According to Africa Nation, “Last Last” singer Burna Boy is asking for about US$500,000 in performance fees in addition to a long list of conditions on his rider.
A 13-seater Challenger aircraft with the following requirements is needed for Burna Boy and his crew in order to book him for an event, according to a hospitality rider seen by Africa.Nation: “Private jet to be verified by the management team prior to booking.”
The African Giant is expected to be “picked up by a convoy of five cars, a Sprinter bus, a van, and three SUVs,” wherever he is scheduled to perform. That criterion is quite typical for performers who go on tour. The artist should have access to the vehicle for the entirety of the journey.
Burna Boy appears to take smoking seriously, since each of his stays “should have reserved a smoking executive suite, two junior suites, one deluxe king room, and six double standard rooms with enormous mirrors,” in addition to a green room with a smoking chamber.
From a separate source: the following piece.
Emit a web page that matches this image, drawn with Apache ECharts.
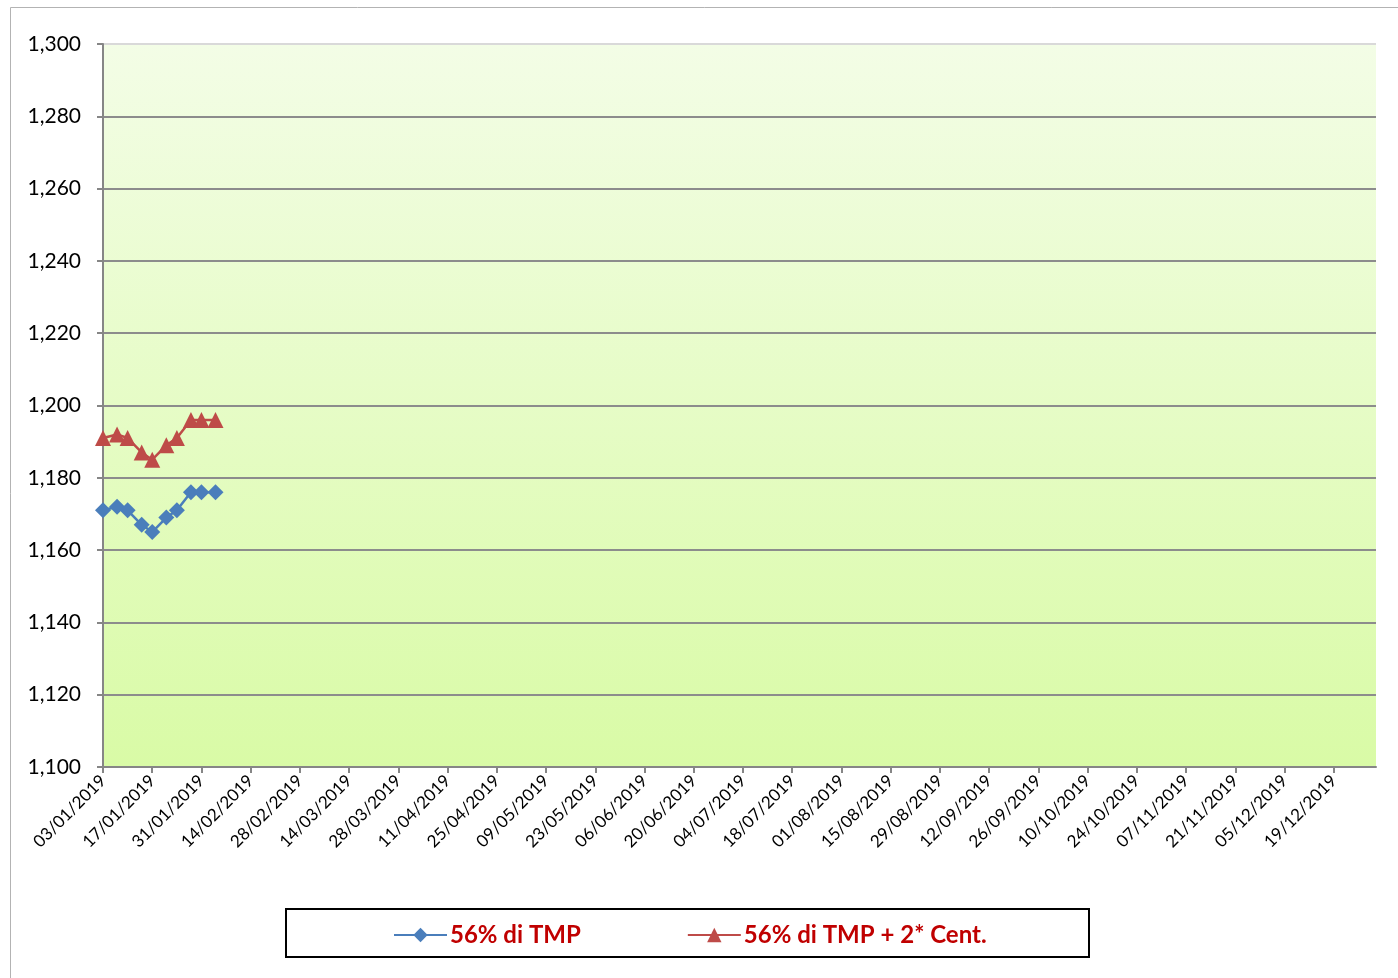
<!DOCTYPE html>
<html>
<head>
<meta charset="utf-8">
<script src="https://cdn.jsdelivr.net/npm/echarts@6/dist/echarts.min.js"></script>
<style>
  html, body { margin: 0; padding: 0; background: #fff; }
  #chart { width: 1398px; height: 978px; }
</style>
</head>
<body>
<div id="chart"></div>
<script>
// dates of the readings (dd/mm/yyyy)
const dates = ['03/01/2019', '07/01/2019', '10/01/2019', '14/01/2019', '17/01/2019',
  '21/01/2019', '24/01/2019', '28/01/2019', '31/01/2019', '04/02/2019']
const tmp56 = [1.171, 1.172, 1.171, 1.167, 1.165, 1.169, 1.171, 1.176, 1.176, 1.176]
const tmp56cent = [1.191, 1.192, 1.191, 1.187, 1.185, 1.189, 1.191, 1.196, 1.196, 1.196]
const seriesNames = ['56% di TMP', '56% di TMP + 2* Cent.']
// x axis: tick every 14 days from first date up to 19/12/2019, axis ends 31/12/2019
const axisStart = '03/01/2019'
const axisEnd = '31/12/2019'
const tickStepDays = 14
const yMin = 1.1, yMax = 1.3, yStep = 0.02

const DAY = 86400000
const parse = (s) => { const [d, m, y] = s.split('/').map(Number); return Date.UTC(y, m - 1, d) }
const t0 = parse(axisStart)
const toOffset = (s) => Math.round((parse(s) - t0) / DAY)
const fmtDate = (off) => {
  const d = new Date(t0 + off * DAY)
  const p = (n) => String(n).padStart(2, '0')
  return p(d.getUTCDate()) + '/' + p(d.getUTCMonth() + 1) + '/' + d.getUTCFullYear()
}
const endOff = toOffset(axisEnd)
const tickOffsets = []
for (let o = 0; o <= endOff; o += tickStepDays) tickOffsets.push(o)

// grid lines dark, top border line light
const nLines = Math.round((yMax - yMin) / yStep) + 1
const gridColors = []
for (let i = 0; i < nLines; i++) gridColors.push(i === nLines - 1 ? '#d9d9d9' : '#8c8c8c')

const font = 'Lato, "Open Sans", sans-serif'
const chart = echarts.init(document.getElementById('chart'), null, { renderer: 'canvas' })

chart.setOption({
  animation: false,
  textStyle: { fontFamily: font },
  graphic: [
    { type: 'rect', shape: { x: 10.5, y: 7.5, width: 1420, height: 1000 },
      style: { fill: null, stroke: '#b3b3b3', lineWidth: 1 }, z: 0 },
    { type: 'rect', shape: { x: 286, y: 909, width: 803, height: 48 },
      style: { fill: '#fff', stroke: '#000', lineWidth: 2 }, z: 0 }
  ],
  grid: {
    left: 103, top: 44, right: 22, bottom: 211,
    show: true,
    borderWidth: 0,
    backgroundColor: new echarts.graphic.LinearGradient(0, 0, 0, 1, [
      { offset: 0, color: '#f3fde6' },
      { offset: 1, color: '#d9fba6' }
    ])
  },
  legend: {
    left: 393, top: 923,
    padding: 0,
    itemWidth: 53, itemHeight: 18,
    itemGap: 106,
    z: 5,
    textStyle: { color: '#c00000', fontWeight: 'bold', fontSize: 24, fontFamily: font, padding: [0, 0, 0, -2] },
    data: seriesNames
  },
  xAxis: {
    type: 'value',
    min: 0, max: endOff,
    splitLine: { show: false },
    axisLine: { lineStyle: { color: '#868686', width: 2 } },
    axisTick: { show: true, length: 6, customValues: tickOffsets, lineStyle: { color: '#868686', width: 2 } },
    axisLabel: {
      customValues: tickOffsets,
      rotate: 45, margin: 11,
      color: '#000', fontSize: 17, fontFamily: font,
      formatter: (v) => fmtDate(v)
    }
  },
  yAxis: {
    type: 'value',
    min: yMin, max: yMax, interval: yStep,
    axisLine: { show: true, lineStyle: { color: '#868686', width: 2 } },
    axisTick: { show: true, length: 6, lineStyle: { color: '#868686', width: 2 } },
    splitLine: { lineStyle: { color: gridColors, width: 2 } },
    axisLabel: {
      color: '#000', fontSize: 21, fontFamily: font, margin: 22,
      formatter: (v) => v.toFixed(3).replace('.', ',')
    }
  },
  series: [
    {
      name: seriesNames[0], type: 'line',
      data: dates.map((d, i) => [toOffset(d), tmp56[i]]),
      symbol: 'diamond', symbolSize: 16,
      color: '#4a7ebb',
      lineStyle: { width: 2.5, color: '#4a7ebb' },
      itemStyle: { color: '#4a7ebb' }
    },
    {
      name: seriesNames[1], type: 'line',
      data: dates.map((d, i) => [toOffset(d), tmp56cent[i]]),
      symbol: 'triangle', symbolSize: 16,
      color: '#be4b48',
      lineStyle: { width: 2.5, color: '#be4b48' },
      itemStyle: { color: '#be4b48' }
    }
  ]
})
</script>
</body>
</html>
He enjoys African staples like “jollof rice, plantain, four types of fried fish, seabass, salmon, among others,” when it comes to cuisine. Salad, shellfish, fried yams, and chicken.
Additionally, according to the report, “his dressing room should always have 12 bottles of still and carbonated spring water, eight ginger ales, six sprites, six Pepsi sodas, fresh grapes, strawberries, pineapples, mangoes, and watermelons, three bottles of Veuve Clicquot Champagne, and one bottle each of Hennessy XO cognac, Jack Daniels whiskey, white wine, preferably a Chardonnay or Chablis, six black face towels.
At his sold-out Madison Square Garden debut in April, Burna Boy, the grandson of Fela Kuti’s manager Benson Idonije, was in terrific form. At his “One Night In Space” event, which drew over 20,000 people to the New York City venue, he played his Afro-fusion songs for two nights straight. Additionally, the event was live broadcast on YouTube for millions of viewers.
Burna is the first solo African artist to sell out two gigs at Madison Square Garden. He continues the legacy of Afropop performer Miriam Makeba, who celebrated JFK’s birthday in 1967 by giving a performance at Madison Square Garden.